Como muestran estos ejemplos, la política industrial no es una solución milagrosa para las crisis que coinciden y se yuxtaponen en nuestros tiempos. Los objetivos de las medidas de sostenibilidad ambiental, dinamismo industrial y pleno empleo son difíciles de conciliar y hacen necesario adoptar difíciles opciones políticas acerca de asignación de los recursos, prioridades estratégicas y, crucialmente, la distribución de los costes económicos y sociales. Más aún, las concesiones y equilibrios se tornarán más complejos y desafiantes a medida que aumente el calentamiento global y el crecimiento siga teniendo dificultades. Lo que nosotros llamamos la “trinidad perversa” de la gobernanza contemporánea -la catástrofe climática, el estancamiento económico y el superávit demográfico- no va a desaparecer. De hecho, es probable que determine las trayectorias de las políticas públicas hasta muy entrado el futuro.
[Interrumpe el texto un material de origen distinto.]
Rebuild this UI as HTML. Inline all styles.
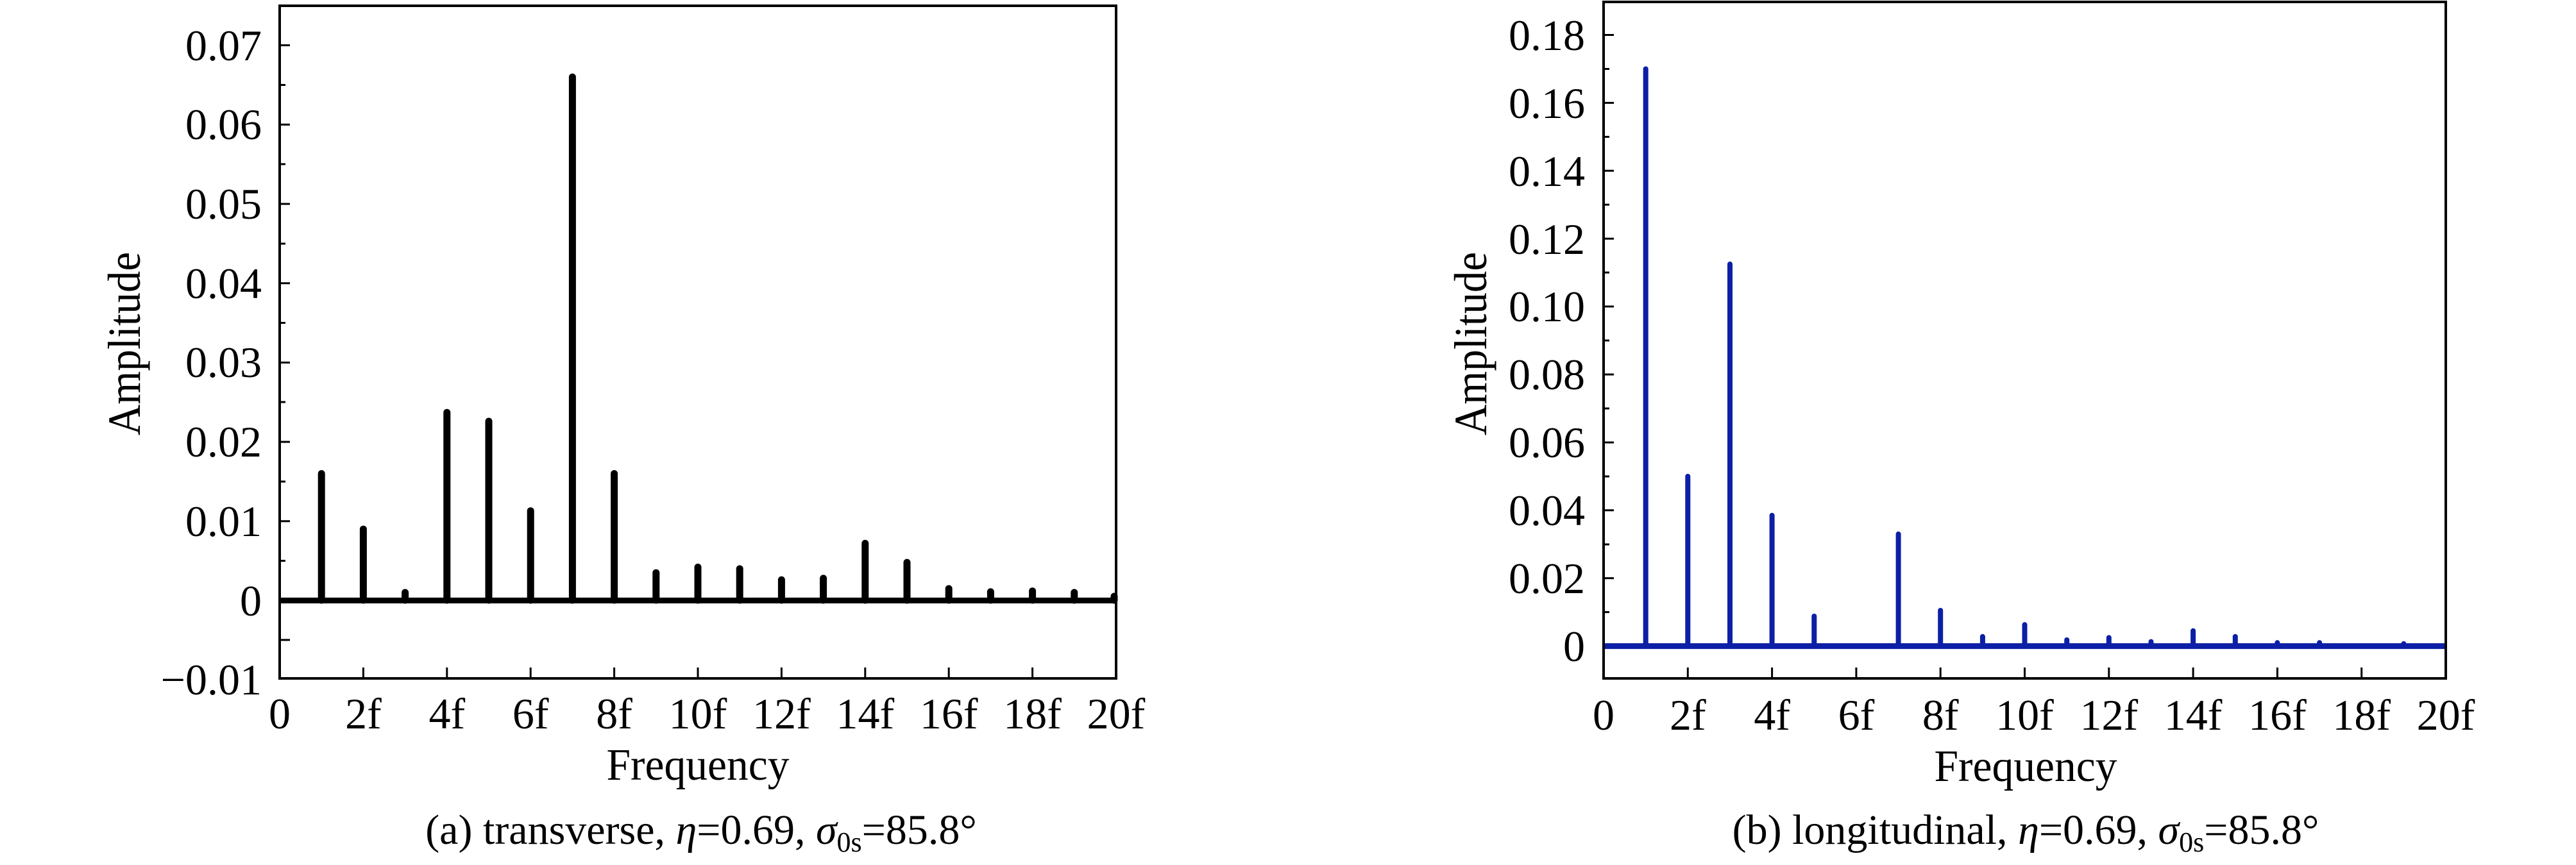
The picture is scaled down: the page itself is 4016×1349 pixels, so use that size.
<!DOCTYPE html>
<html><head><meta charset="utf-8"><style>html,body{margin:0;padding:0;background:#fff}svg{display:block}</style></head>
<body>
<svg width="4016" height="1349" viewBox="0 0 4016 1349" xmlns="http://www.w3.org/2000/svg" font-family="Liberation Serif, serif" font-size="68" fill="#000">
<!-- LEFT PANEL -->
<g stroke="#000" stroke-width="11" stroke-linecap="round">
<line x1="501.2" y1="936" x2="501.2" y2="738.6"/>
<line x1="566.4" y1="936" x2="566.4" y2="825.2"/>
<line x1="631.6" y1="936" x2="631.6" y2="924"/>
<line x1="696.8" y1="936" x2="696.8" y2="643.3"/>
<line x1="762" y1="936" x2="762" y2="657"/>
<line x1="827.2" y1="936" x2="827.2" y2="796.7"/>
<line x1="892.4" y1="936" x2="892.4" y2="120.1"/>
<line x1="957.6" y1="936" x2="957.6" y2="738.6"/>
<line x1="1022.8" y1="936" x2="1022.8" y2="893.2"/>
<line x1="1088" y1="936" x2="1088" y2="884.5"/>
<line x1="1153.2" y1="936" x2="1153.2" y2="887"/>
<line x1="1218.4" y1="936" x2="1218.4" y2="904.3"/>
<line x1="1283.6" y1="936" x2="1283.6" y2="901.9"/>
<line x1="1348.8" y1="936" x2="1348.8" y2="847.4"/>
<line x1="1414" y1="936" x2="1414" y2="877.1"/>
<line x1="1479.2" y1="936" x2="1479.2" y2="918"/>
<line x1="1544.4" y1="936" x2="1544.4" y2="922.9"/>
<line x1="1609.6" y1="936" x2="1609.6" y2="921.7"/>
<line x1="1674.8" y1="936" x2="1674.8" y2="924"/>
<line x1="1737" y1="936" x2="1737" y2="930"/>
</g>
<line x1="436" y1="936.5" x2="1740" y2="936.5" stroke="#000" stroke-width="9"/>
<rect x="436" y="9" width="1304" height="1049" fill="none" stroke="#000" stroke-width="4"/>
<g stroke="#000" stroke-width="3">
<line x1="436" y1="70.6" x2="452" y2="70.6"/><line x1="436" y1="194.3" x2="452" y2="194.3"/><line x1="436" y1="318" x2="452" y2="318"/><line x1="436" y1="441.7" x2="452" y2="441.7"/><line x1="436" y1="565.4" x2="452" y2="565.4"/><line x1="436" y1="689.1" x2="452" y2="689.1"/><line x1="436" y1="812.8" x2="452" y2="812.8"/><line x1="436" y1="998" x2="452" y2="998"/>
<line x1="436" y1="132.5" x2="445" y2="132.5"/><line x1="436" y1="256" x2="445" y2="256"/><line x1="436" y1="380" x2="445" y2="380"/><line x1="436" y1="503.5" x2="445" y2="503.5"/><line x1="436" y1="627" x2="445" y2="627"/><line x1="436" y1="751" x2="445" y2="751"/><line x1="436" y1="874.6" x2="445" y2="874.6"/>
<line x1="566.4" y1="1058" x2="566.4" y2="1041"/><line x1="696.8" y1="1058" x2="696.8" y2="1041"/><line x1="827.2" y1="1058" x2="827.2" y2="1041"/><line x1="957.6" y1="1058" x2="957.6" y2="1041"/><line x1="1088" y1="1058" x2="1088" y2="1041"/><line x1="1218.4" y1="1058" x2="1218.4" y2="1041"/><line x1="1348.8" y1="1058" x2="1348.8" y2="1041"/><line x1="1479.2" y1="1058" x2="1479.2" y2="1041"/><line x1="1609.6" y1="1058" x2="1609.6" y2="1041"/>
</g>
<g text-anchor="end">
<text x="408" y="94">0.07</text><text x="408" y="217">0.06</text><text x="408" y="341">0.05</text><text x="408" y="465">0.04</text><text x="408" y="588">0.03</text><text x="408" y="712">0.02</text><text x="408" y="836">0.01</text><text x="408" y="960">0</text><text x="408" y="1083">−0.01</text>
</g>
<g text-anchor="middle">
<text x="436" y="1136">0</text><text x="566.4" y="1136">2f</text><text x="696.8" y="1136">4f</text><text x="827.2" y="1136">6f</text><text x="957.6" y="1136">8f</text><text x="1088" y="1136">10f</text><text x="1218.4" y="1136">12f</text><text x="1348.8" y="1136">14f</text><text x="1479.2" y="1136">16f</text><text x="1609.6" y="1136">18f</text><text x="1740" y="1136">20f</text>
<text x="1088" y="1216" font-size="70" textLength="285" lengthAdjust="spacingAndGlyphs">Frequency</text>
<text transform="translate(218,536) rotate(-90)" font-size="72" textLength="286" lengthAdjust="spacingAndGlyphs">Amplitude</text>
<text x="1093" y="1316" font-size="66">(a) transverse, <tspan font-style="italic">η</tspan>=0.69, <tspan font-style="italic">σ</tspan><tspan font-size="44" dy="12">0s</tspan><tspan dy="-12">=85.8°</tspan></text>
</g>

<!-- RIGHT PANEL -->
<g stroke="#0c1fa6" stroke-width="8" stroke-linecap="round">
<line x1="2565.7" y1="1007" x2="2565.7" y2="107.5"/>
<line x1="2631.3" y1="1007" x2="2631.3" y2="742.9"/>
<line x1="2697" y1="1007" x2="2697" y2="411.9"/>
<line x1="2762.6" y1="1007" x2="2762.6" y2="803.7"/>
<line x1="2828.3" y1="1007" x2="2828.3" y2="961"/>
<line x1="2959.6" y1="1007" x2="2959.6" y2="832.9"/>
<line x1="3025.2" y1="1007" x2="3025.2" y2="952"/>
<line x1="3090.9" y1="1007" x2="3090.9" y2="992.8"/>
<line x1="3156.5" y1="1007" x2="3156.5" y2="974.2"/>
<line x1="3222.2" y1="1007" x2="3222.2" y2="998"/>
<line x1="3287.8" y1="1007" x2="3287.8" y2="994.4"/>
<line x1="3353.5" y1="1007" x2="3353.5" y2="1000.7"/>
<line x1="3419.1" y1="1007" x2="3419.1" y2="983.8"/>
<line x1="3484.8" y1="1007" x2="3484.8" y2="992.8"/>
<line x1="3550.4" y1="1007" x2="3550.4" y2="1002.3"/>
<line x1="3616.1" y1="1007" x2="3616.1" y2="1002.3"/>
<line x1="3747.4" y1="1007" x2="3747.4" y2="1003.9"/>
</g>
<line x1="2500" y1="1007.6" x2="3813" y2="1007.6" stroke="#0c1fa6" stroke-width="9"/>
<rect x="2500" y="3" width="1313" height="1055" fill="none" stroke="#000" stroke-width="4"/>
<g stroke="#000" stroke-width="3">
<line x1="2500" y1="54.5" x2="2516" y2="54.5"/><line x1="2500" y1="160.4" x2="2516" y2="160.4"/><line x1="2500" y1="266.3" x2="2516" y2="266.3"/><line x1="2500" y1="372.2" x2="2516" y2="372.2"/><line x1="2500" y1="478" x2="2516" y2="478"/><line x1="2500" y1="584" x2="2516" y2="584"/><line x1="2500" y1="690" x2="2516" y2="690"/><line x1="2500" y1="795.8" x2="2516" y2="795.8"/><line x1="2500" y1="901.7" x2="2516" y2="901.7"/>
<line x1="2500" y1="107.5" x2="2509" y2="107.5"/><line x1="2500" y1="213.4" x2="2509" y2="213.4"/><line x1="2500" y1="319.2" x2="2509" y2="319.2"/><line x1="2500" y1="425" x2="2509" y2="425"/><line x1="2500" y1="531" x2="2509" y2="531"/><line x1="2500" y1="637" x2="2509" y2="637"/><line x1="2500" y1="743" x2="2509" y2="743"/><line x1="2500" y1="849" x2="2509" y2="849"/><line x1="2500" y1="954.6" x2="2509" y2="954.6"/>
<line x1="2631.3" y1="1058" x2="2631.3" y2="1041"/><line x1="2762.6" y1="1058" x2="2762.6" y2="1041"/><line x1="2893.9" y1="1058" x2="2893.9" y2="1041"/><line x1="3025.2" y1="1058" x2="3025.2" y2="1041"/><line x1="3156.5" y1="1058" x2="3156.5" y2="1041"/><line x1="3287.8" y1="1058" x2="3287.8" y2="1041"/><line x1="3419.1" y1="1058" x2="3419.1" y2="1041"/><line x1="3550.4" y1="1058" x2="3550.4" y2="1041"/><line x1="3681.7" y1="1058" x2="3681.7" y2="1041"/>
</g>
<g text-anchor="end">
<text x="2471" y="78">0.18</text><text x="2471" y="184">0.16</text><text x="2471" y="290">0.14</text><text x="2471" y="396">0.12</text><text x="2471" y="501">0.10</text><text x="2471" y="607">0.08</text><text x="2471" y="713">0.06</text><text x="2471" y="819">0.04</text><text x="2471" y="925">0.02</text><text x="2471" y="1031">0</text>
</g>
<g text-anchor="middle">
<text x="2500" y="1138">0</text><text x="2631.3" y="1138">2f</text><text x="2762.6" y="1138">4f</text><text x="2893.9" y="1138">6f</text><text x="3025.2" y="1138">8f</text><text x="3156.5" y="1138">10f</text><text x="3287.8" y="1138">12f</text><text x="3419.1" y="1138">14f</text><text x="3550.4" y="1138">16f</text><text x="3681.7" y="1138">18f</text><text x="3813" y="1138">20f</text>
<text x="3158" y="1218" font-size="70" textLength="285" lengthAdjust="spacingAndGlyphs">Frequency</text>
<text transform="translate(2317,536) rotate(-90)" font-size="72" textLength="286" lengthAdjust="spacingAndGlyphs">Amplitude</text>
<text x="3158" y="1316" font-size="66">(b) longitudinal, <tspan font-style="italic">η</tspan>=0.69, <tspan font-style="italic">σ</tspan><tspan font-size="44" dy="12">0s</tspan><tspan dy="-12">=85.8°</tspan></text>
</g>
</svg>
</body></html>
Con esto no queremos decir que los encargados de diseñar e implementar políticas deban renunciar a crear estrategias ambiciosas para hacer frente a estas crisis. Por el contrario, es absolutamente necesario idear medidas rápidas y eficaces. Sin embargo, presentar estos planes en estrategias en que todos ganan y omitir las difíciles concesiones necesarias eleva de manera importante el riesgo de que los gobiernos pierdan apoyo popular. El carácter complejo y en conflicto de los objetivos de estas políticas implica que hasta las estrategias mejor diseñadas no serán suficientes, al menos en algunos aspectos. Esto es inevitable y un componente importante de aprender con la práctica.
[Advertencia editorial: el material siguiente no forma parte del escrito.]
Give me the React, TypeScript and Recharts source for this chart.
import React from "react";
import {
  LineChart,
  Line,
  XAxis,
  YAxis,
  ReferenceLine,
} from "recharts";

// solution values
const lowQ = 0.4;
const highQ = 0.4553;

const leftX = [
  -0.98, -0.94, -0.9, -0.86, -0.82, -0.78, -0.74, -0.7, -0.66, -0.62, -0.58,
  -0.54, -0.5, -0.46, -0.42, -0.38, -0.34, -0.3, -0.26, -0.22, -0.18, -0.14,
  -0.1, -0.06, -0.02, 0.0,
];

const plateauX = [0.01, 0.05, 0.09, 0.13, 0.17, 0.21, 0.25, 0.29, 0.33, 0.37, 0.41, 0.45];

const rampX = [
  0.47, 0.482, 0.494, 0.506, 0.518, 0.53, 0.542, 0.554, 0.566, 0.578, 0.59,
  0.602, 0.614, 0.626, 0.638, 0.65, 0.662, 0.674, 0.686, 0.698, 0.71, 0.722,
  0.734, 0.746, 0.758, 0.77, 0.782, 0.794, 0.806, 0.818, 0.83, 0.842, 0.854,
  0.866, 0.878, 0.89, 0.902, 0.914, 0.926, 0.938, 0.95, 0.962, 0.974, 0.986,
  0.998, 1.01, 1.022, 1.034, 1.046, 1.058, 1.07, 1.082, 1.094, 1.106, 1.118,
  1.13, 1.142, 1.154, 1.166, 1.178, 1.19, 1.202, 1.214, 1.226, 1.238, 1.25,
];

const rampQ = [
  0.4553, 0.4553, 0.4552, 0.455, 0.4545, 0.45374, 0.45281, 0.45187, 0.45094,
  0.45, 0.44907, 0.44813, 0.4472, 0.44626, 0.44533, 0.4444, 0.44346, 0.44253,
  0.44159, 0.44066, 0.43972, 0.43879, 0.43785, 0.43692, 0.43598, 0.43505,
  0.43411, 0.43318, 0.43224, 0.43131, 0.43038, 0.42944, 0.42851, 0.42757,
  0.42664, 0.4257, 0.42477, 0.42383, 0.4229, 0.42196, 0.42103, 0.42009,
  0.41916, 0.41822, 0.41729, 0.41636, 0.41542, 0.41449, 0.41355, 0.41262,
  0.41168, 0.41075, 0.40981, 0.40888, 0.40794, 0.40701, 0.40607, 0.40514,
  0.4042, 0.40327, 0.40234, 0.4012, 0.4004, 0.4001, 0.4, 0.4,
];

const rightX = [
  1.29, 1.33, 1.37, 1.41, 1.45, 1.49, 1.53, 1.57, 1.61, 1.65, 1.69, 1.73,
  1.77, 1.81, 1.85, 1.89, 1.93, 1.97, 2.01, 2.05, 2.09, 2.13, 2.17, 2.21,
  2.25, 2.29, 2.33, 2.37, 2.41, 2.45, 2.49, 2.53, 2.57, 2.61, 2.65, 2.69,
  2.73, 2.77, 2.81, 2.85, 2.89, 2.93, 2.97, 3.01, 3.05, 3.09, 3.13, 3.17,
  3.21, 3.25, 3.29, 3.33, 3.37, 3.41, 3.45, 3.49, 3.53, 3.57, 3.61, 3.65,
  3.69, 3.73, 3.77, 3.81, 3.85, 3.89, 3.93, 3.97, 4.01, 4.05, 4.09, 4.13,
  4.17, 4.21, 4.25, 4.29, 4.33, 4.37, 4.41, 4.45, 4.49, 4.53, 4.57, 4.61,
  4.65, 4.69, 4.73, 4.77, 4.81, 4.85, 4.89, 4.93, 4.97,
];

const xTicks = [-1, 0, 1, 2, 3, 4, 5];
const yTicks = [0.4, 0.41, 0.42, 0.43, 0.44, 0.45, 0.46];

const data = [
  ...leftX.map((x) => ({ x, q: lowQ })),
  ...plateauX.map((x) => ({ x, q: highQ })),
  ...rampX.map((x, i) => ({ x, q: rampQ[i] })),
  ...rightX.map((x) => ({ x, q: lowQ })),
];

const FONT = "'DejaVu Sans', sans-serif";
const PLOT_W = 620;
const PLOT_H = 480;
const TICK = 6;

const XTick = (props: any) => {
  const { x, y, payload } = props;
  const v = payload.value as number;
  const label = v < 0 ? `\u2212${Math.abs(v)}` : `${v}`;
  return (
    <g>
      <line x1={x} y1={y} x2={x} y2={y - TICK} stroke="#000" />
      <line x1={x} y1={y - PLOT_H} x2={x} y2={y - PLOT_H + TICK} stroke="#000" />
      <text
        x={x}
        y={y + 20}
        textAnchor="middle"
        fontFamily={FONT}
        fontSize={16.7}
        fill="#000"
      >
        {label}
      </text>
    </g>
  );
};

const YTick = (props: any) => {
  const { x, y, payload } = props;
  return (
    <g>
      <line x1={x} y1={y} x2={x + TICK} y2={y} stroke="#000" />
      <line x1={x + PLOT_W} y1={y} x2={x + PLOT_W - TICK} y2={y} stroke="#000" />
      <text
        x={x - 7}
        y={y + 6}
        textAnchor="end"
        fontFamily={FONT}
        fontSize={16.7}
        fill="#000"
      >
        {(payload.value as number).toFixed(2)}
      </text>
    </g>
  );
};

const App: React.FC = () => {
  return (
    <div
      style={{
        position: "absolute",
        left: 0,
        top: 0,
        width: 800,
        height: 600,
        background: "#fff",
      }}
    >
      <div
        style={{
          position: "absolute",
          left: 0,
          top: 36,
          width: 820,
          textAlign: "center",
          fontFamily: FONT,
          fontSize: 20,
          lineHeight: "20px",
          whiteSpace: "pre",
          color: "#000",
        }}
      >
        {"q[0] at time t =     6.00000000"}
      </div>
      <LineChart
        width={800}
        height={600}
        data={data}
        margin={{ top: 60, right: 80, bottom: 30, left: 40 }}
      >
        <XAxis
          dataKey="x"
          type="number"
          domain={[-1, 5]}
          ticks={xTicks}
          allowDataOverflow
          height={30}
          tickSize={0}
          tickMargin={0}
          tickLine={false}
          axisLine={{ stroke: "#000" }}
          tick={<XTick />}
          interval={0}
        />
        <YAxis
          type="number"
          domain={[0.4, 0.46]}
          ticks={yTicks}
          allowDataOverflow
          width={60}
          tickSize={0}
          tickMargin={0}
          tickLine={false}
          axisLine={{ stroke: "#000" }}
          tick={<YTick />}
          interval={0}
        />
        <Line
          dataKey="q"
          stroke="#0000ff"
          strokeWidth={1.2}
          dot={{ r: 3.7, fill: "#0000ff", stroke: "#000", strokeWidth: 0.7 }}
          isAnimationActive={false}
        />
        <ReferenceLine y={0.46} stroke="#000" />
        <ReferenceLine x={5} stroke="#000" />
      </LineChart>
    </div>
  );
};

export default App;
Para evitar ser vistas como incumplidoras de promesas, las autoridades deben abrazar, en lugar de desestimar, las tensiones y concesiones que se encuentran al centro de las políticas industriales verdes y someterlas a debate público. Esto es esencial para contar con un amplio apoyo público para proyectos de descarbonización impulsados por el estado. Este enfoque ayudaría a generar estructuras de gobernanza sólidas y transparentes, arraigadas en los principios de deliberación democrática y supervisión y control públicos. Tal como están las cosas hoy, muchas estrategias industriales son el resultado de procesos de toma de decisiones verticalistas y tecnocráticos, a pesar de todo el palabrerío de “no dejar atrás a ninguna comunidad” y una “transición verde justa”.
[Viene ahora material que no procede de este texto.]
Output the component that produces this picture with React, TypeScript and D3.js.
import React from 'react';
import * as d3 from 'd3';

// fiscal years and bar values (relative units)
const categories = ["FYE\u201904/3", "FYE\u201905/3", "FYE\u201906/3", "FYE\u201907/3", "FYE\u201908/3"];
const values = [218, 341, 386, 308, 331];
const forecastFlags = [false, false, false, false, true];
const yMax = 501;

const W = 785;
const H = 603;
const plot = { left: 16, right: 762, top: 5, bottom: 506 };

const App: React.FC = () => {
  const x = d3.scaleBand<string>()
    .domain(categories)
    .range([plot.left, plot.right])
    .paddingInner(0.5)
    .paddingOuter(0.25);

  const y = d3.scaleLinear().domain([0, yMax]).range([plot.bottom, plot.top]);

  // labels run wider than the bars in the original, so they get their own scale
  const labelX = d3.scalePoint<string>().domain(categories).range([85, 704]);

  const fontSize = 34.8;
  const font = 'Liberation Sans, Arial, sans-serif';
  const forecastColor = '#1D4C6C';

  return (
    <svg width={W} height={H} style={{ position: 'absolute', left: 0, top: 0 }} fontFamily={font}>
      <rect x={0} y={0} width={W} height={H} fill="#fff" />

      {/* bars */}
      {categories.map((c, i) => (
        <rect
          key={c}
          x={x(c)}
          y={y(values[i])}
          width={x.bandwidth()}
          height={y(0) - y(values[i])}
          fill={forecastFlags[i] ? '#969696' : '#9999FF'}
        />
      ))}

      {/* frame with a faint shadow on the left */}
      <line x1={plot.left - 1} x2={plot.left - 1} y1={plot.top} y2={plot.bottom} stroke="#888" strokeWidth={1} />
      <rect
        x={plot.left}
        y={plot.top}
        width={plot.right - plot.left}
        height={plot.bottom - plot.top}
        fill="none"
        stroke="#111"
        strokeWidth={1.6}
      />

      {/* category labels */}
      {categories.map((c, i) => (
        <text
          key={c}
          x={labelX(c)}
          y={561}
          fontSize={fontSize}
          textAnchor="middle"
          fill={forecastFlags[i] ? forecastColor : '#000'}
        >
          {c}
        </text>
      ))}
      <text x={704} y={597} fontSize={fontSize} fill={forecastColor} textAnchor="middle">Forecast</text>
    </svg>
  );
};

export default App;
Someter la economía a una toma de decisiones democrática así, claramente representa un desafío radical al sistema actual de propiedad y coordinación del mercado por parte del sector privado. Pero resulta esencial para asegurar y mantener una legitimidad popular para las políticas industriales verdes, así como para facilitar la toma de decisiones colectiva y eficiente y reducir los niveles de mala administración. De lo contrario, nos arriesgamos a una reacción pública en contra que impida la acción colectiva necesaria para salvaguardar nuestro futuro en este planeta.